Written by Anne Staylor | 6/8/18 7:52 PM

In the market for stroke devices, Europe seems to be the proving ground for next generation devices, and several companies with novel technologies are emerging from Europe that could potentially reach the US market in the next several years. One European company taking aim at the US market is Bochum, Germany-based phenox GmbH.

In a recent interview with SmartTRAK, James Lago, President and CEO of phenox Inc., a subsidiary of the German parent, discussed the Company, its novel mechanical thrombectomy device and flow diverter, and what’s next in terms of bringing these technologies to the US market.

 

SmartTRAK: Can you start by talking about the Company, when it was founded and how it evolved to where it is today?

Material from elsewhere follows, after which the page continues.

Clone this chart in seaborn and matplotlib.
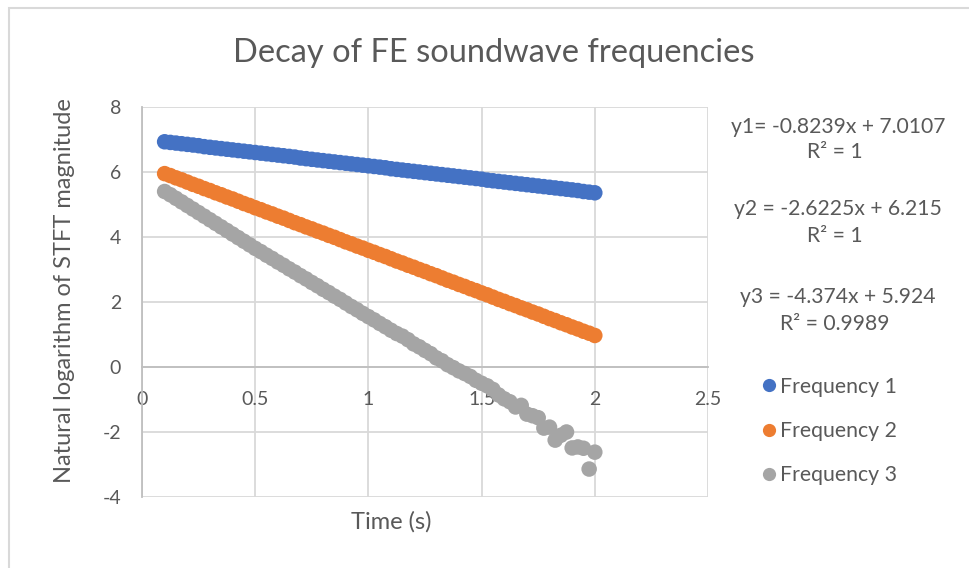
import matplotlib
matplotlib.use("Agg")
import matplotlib.pyplot as plt
import pandas as pd
import seaborn as sns
from matplotlib.patches import Rectangle

# Sample times (s)
time_s = [
    0.100, 0.125, 0.150, 0.175, 0.200, 0.225, 0.250, 0.275, 0.300, 0.325,
    0.350, 0.375, 0.400, 0.425, 0.450, 0.475, 0.500, 0.525, 0.550, 0.575,
    0.600, 0.625, 0.650, 0.675, 0.700, 0.725, 0.750, 0.775, 0.800, 0.825,
    0.850, 0.875, 0.900, 0.925, 0.950, 0.975, 1.000, 1.025, 1.050, 1.075,
    1.100, 1.125, 1.150, 1.175, 1.200, 1.225, 1.250, 1.275, 1.300, 1.325,
    1.350, 1.375, 1.400, 1.425, 1.450, 1.475, 1.500, 1.525, 1.550, 1.575,
    1.600, 1.625, 1.650, 1.675, 1.700, 1.725, 1.750, 1.775, 1.800, 1.825,
    1.850, 1.875, 1.900, 1.925, 1.950, 1.975, 2.000,
]

# ln|STFT| of each tracked frequency
freq1 = [
    6.93, 6.91, 6.89, 6.87, 6.85, 6.83, 6.81, 6.78, 6.76, 6.74,
    6.72, 6.70, 6.68, 6.66, 6.64, 6.62, 6.60, 6.58, 6.56, 6.54,
    6.52, 6.50, 6.48, 6.46, 6.43, 6.41, 6.39, 6.37, 6.35, 6.33,
    6.31, 6.29, 6.27, 6.25, 6.23, 6.21, 6.19, 6.17, 6.15, 6.13,
    6.10, 6.08, 6.06, 6.04, 6.02, 6.00, 5.98, 5.96, 5.94, 5.92,
    5.90, 5.88, 5.86, 5.84, 5.82, 5.80, 5.78, 5.75, 5.73, 5.71,
    5.69, 5.67, 5.65, 5.63, 5.61, 5.59, 5.57, 5.55, 5.53, 5.51,
    5.49, 5.47, 5.45, 5.43, 5.40, 5.38, 5.36,
]
freq2 = [
    5.95, 5.89, 5.82, 5.76, 5.69, 5.62, 5.56, 5.49, 5.43, 5.36,
    5.30, 5.23, 5.17, 5.10, 5.03, 4.97, 4.90, 4.84, 4.77, 4.71,
    4.64, 4.58, 4.51, 4.44, 4.38, 4.31, 4.25, 4.18, 4.12, 4.05,
    3.99, 3.92, 3.85, 3.79, 3.72, 3.66, 3.59, 3.53, 3.46, 3.40,
    3.33, 3.26, 3.20, 3.13, 3.07, 3.00, 2.94, 2.87, 2.81, 2.74,
    2.67, 2.61, 2.54, 2.48, 2.41, 2.35, 2.28, 2.22, 2.15, 2.08,
    2.02, 1.95, 1.89, 1.82, 1.76, 1.69, 1.63, 1.56, 1.49, 1.43,
    1.36, 1.30, 1.23, 1.17, 1.10, 1.04, 0.97,
]
freq3 = [
    5.40, 5.30, 5.19, 5.08, 4.97, 4.86, 4.75, 4.64, 4.53, 4.42,
    4.31, 4.20, 4.09, 3.98, 3.87, 3.76, 3.65, 3.55, 3.44, 3.34,
    3.23, 3.13, 3.02, 2.92, 2.81, 2.71, 2.60, 2.50, 2.39, 2.29,
    2.18, 2.08, 1.97, 1.86, 1.76, 1.65, 1.55, 1.45, 1.34, 1.24,
    1.13, 1.03, 0.95, 0.84, 0.71, 0.62, 0.51, 0.41, 0.28, 0.19,
    0.07, -0.02, -0.12, -0.20, -0.29, -0.41, -0.50, -0.58, -0.69, -0.86,
    -0.98, -1.07, -1.23, -1.18, -1.45, -1.50, -1.56, -1.88, -1.85, -2.25,
    -2.10, -2.00, -2.49, -2.46, -2.50, -3.14, -2.62,
]

series_names = ["Frequency 1", "Frequency 2", "Frequency 3"]
series_colors = ["#4472C4", "#ED7D31", "#A5A5A5"]

x_ticks = [0, 0.5, 1, 1.5, 2, 2.5]
x_tick_labels = ["0", "0.5", "1", "1.5", "2", "2.5"]
y_ticks = [-4, -2, 0, 2, 4, 6, 8]

trend_labels = [
    ("y1= -0.8239x + 7.0107", "R² = 1"),
    ("y2 = -2.6225x + 6.215", "R² = 1"),
    ("y3 = -4.374x + 5.924", "R² = 0.9989"),
]

sns.set_theme(style="white")
plt.rcParams["font.family"] = ["Lato", "DejaVu Sans"]
plt.rcParams["axes.unicode_minus"] = False
TEXT = "#595959"
GRID = "#d9d9d9"

df = pd.DataFrame({
    "Time (s)": time_s * 3,
    "lnmag": freq1 + freq2 + freq3,
    "series": [name for name in series_names for _ in time_s],
})

W, H = 969, 568
fig = plt.figure(figsize=(W / 100, H / 100), dpi=100)
fig.patch.set_facecolor("white")

# chart frame
fig.add_artist(Rectangle((9 / W, -0.05), 1.2, 1 - 8 / H + 0.05,
                         transform=fig.transFigure, fill=False,
                         edgecolor=GRID, linewidth=1.5))

ax = fig.add_axes([142 / W, 71 / H, 566 / W, 390 / H])
sns.scatterplot(data=df, x="Time (s)", y="lnmag", hue="series",
                palette=dict(zip(series_names, series_colors)),
                s=125, linewidth=0, alpha=1, ax=ax)

ax.set_xlim(0, 2.5)
ax.set_ylim(-4, 8)
ax.set_xticks(x_ticks)
ax.set_xticklabels(x_tick_labels)
ax.set_yticks(y_ticks)
ax.grid(True, color=GRID, linewidth=1.3)
ax.set_axisbelow(True)

for side in ["top", "right"]:
    ax.spines[side].set_visible(False)
ax.spines["bottom"].set_position(("data", 0))
for side in ["bottom", "left"]:
    ax.spines[side].set_color("#bfbfbf")
    ax.spines[side].set_linewidth(1.3)
    ax.spines[side].set_zorder(0.6)

ax.tick_params(length=0, labelsize=14, colors=TEXT)
ax.tick_params(axis="x", pad=17)
ax.tick_params(axis="y", pad=15)

ax.set_xlabel("Time (s)", fontsize=17, color=TEXT)
ax.set_ylabel("Natural logarithm of STFT magnitude", fontsize=17, color=TEXT)
ax.xaxis.set_label_coords(0.44, -0.035)
ax.yaxis.set_label_coords(-0.118, 0.53)

fig.text(494 / W, 1 - 53 / H, "Decay of FE soundwave frequencies",
         fontsize=23.5, color=TEXT, ha="center", va="center")

eq_rows = [(127, 152), (209, 236), (297, 324)]
for (eq, r2), (y_eq, y_r2) in zip(trend_labels, eq_rows):
    fig.text(838 / W, 1 - y_eq / H, eq, fontsize=15.2, color=TEXT,
             ha="center", va="center")
    fig.text(835 / W, 1 - y_r2 / H, r2, fontsize=15.2, color=TEXT,
             ha="center", va="center")

sns.move_legend(ax, "center left", bbox_to_anchor=(754 / W, 1 - 431 / H),
                bbox_transform=fig.transFigure, frameon=False, title=None,
                fontsize=15.3, labelspacing=1.15, handletextpad=-0.2,
                handlelength=1.4, borderpad=0, borderaxespad=0,
                markerscale=0.85, labelcolor=TEXT)

fig.savefig("out.png", dpi=100)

James Lago: I think one of the misperceptions that exists around phenox is that we're a startup. Actually we're not. We were founded in 2005 with seven employees. Today we have nearly 200 employees. We have three entities, one in Germany, one in Galway, and a commercial subsidiary in Irvine and we sell in about 37 countries.

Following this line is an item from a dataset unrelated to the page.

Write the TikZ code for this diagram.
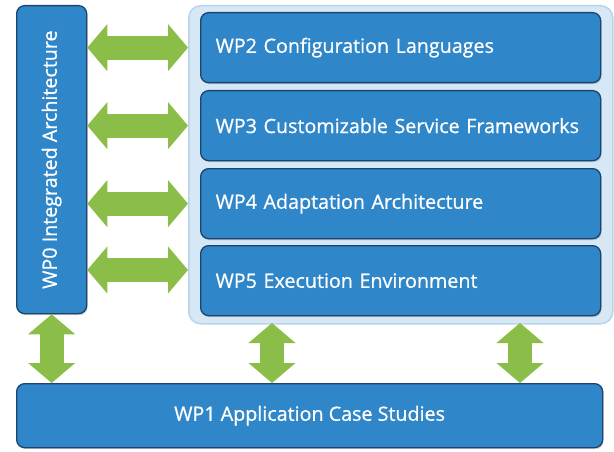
\documentclass[tikz,border=0pt]{standalone}
\usepackage{fontspec}
\setmainfont{Open Sans}
\newfontfamily\wpfam[RawFeature={embolden=0.7}]{Open Sans}
\usetikzlibrary{arrows.meta,shadows,positioning}
\definecolor{boxblue}{RGB}{47,134,200}
\definecolor{boxedge}{RGB}{28,68,108}
\definecolor{contfill}{RGB}{214,232,246}
\definecolor{contedge}{RGB}{184,212,235}
\definecolor{agreen}{RGB}{138,190,72}
\newcommand\wpfont{\wpfam\fontsize{19.7}{22}\selectfont}
\begin{document}
\begin{tikzpicture}[x=1pt,y=-1pt,
  wpbox/.style={draw=boxedge,line width=1.3pt,fill=boxblue,rounded corners=8pt,
    text=white,font=\wpfont,inner sep=0pt,
    drop shadow={shadow xshift=1pt,shadow yshift=-1.5pt,opacity=0.35}},
  rowbox/.style={wpbox,minimum width=400pt,minimum height=70pt,anchor=north west,
    text width=384pt,align=left},
  garrow/.style={draw=agreen,line width=24pt,
    {Triangle[length=20pt,width=46pt]}-{Triangle[length=20pt,width=46pt]}}
]
\useasboundingbox (0,0) rectangle (614,452);
% container
\node[draw=contedge,line width=1.5pt,fill=contfill,rounded corners=12pt,
  minimum width=424pt,minimum height=318pt,inner sep=0pt,anchor=north west] (cont) at (188,5) {};
% WP0
\node[wpbox,minimum width=70pt,minimum height=308pt,anchor=north west] (wp0) at (16,5) {};
\node[text=white,font=\wpfont,rotate=90] (wp0t) at (wp0.center) {WP0 Integrated Architecture};
% WP2..WP5
\node[rowbox] (wp2) at (200,12) {\hspace*{7pt}WP2 Configuration Languages};
\node[rowbox] (wp3) at (200,90) {\hspace*{7pt}WP3 Customizable Service Frameworks};
\node[rowbox] (wp4) at (200,168) {\hspace*{7pt}WP4 Adaptation Architecture};
\node[rowbox] (wp5) at (200,245) {\hspace*{7pt}WP5 Execution Environment};
% WP1
\node[wpbox,minimum width=586pt,minimum height=64pt,anchor=north west] (wp1) at (16,383) {WP1 Application Case Studies};
% horizontal arrows
\draw[garrow] (wp0.east |- wp2.west) -- (cont.west |- wp2.west);
\draw[garrow] (wp0.east |- wp3.west) -- (cont.west |- wp3.west);
\draw[garrow] (wp0.east |- wp4.west) -- (cont.west |- wp4.west);
\draw[garrow] (wp0.east |- 0,270) -- (cont.west |- 0,270);
% vertical arrows
\draw[garrow] (wp0.south) -- (wp0.south |- wp1.north);
\coordinate (c1) at (272,323);
\coordinate (c2) at (520,323);
\draw[garrow] (c1) -- (c1 |- wp1.north);
\draw[garrow] (c2) -- (c2 |- wp1.north);
\end{tikzpicture}
\end{document}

So does that translate into a large revenue stream for the Company?

JL: It's a good revenue stream with significant growth year after year for the last five years. The Company has grown multiples since I've joined in 2012, so I feel very good about the kind of growth that we've had. Additionally, it's an organic growth, which is really important to the founders and the company shareholders. As a result, we have not been looking for additional capital at this time to expand faster.

We must grow according to our revenue stream and our profitability, and we have been profitable for the last five years. We have a conservative philosophy and it's very important that the Company remains profitable, and use those profits to reinvest in product innovation and geographic expansion. While our growth could have been more aggressive, we are very happy with the rate of growth and we will continue to apply that thinking going forward.

How were you originally financed before you started generating revenue?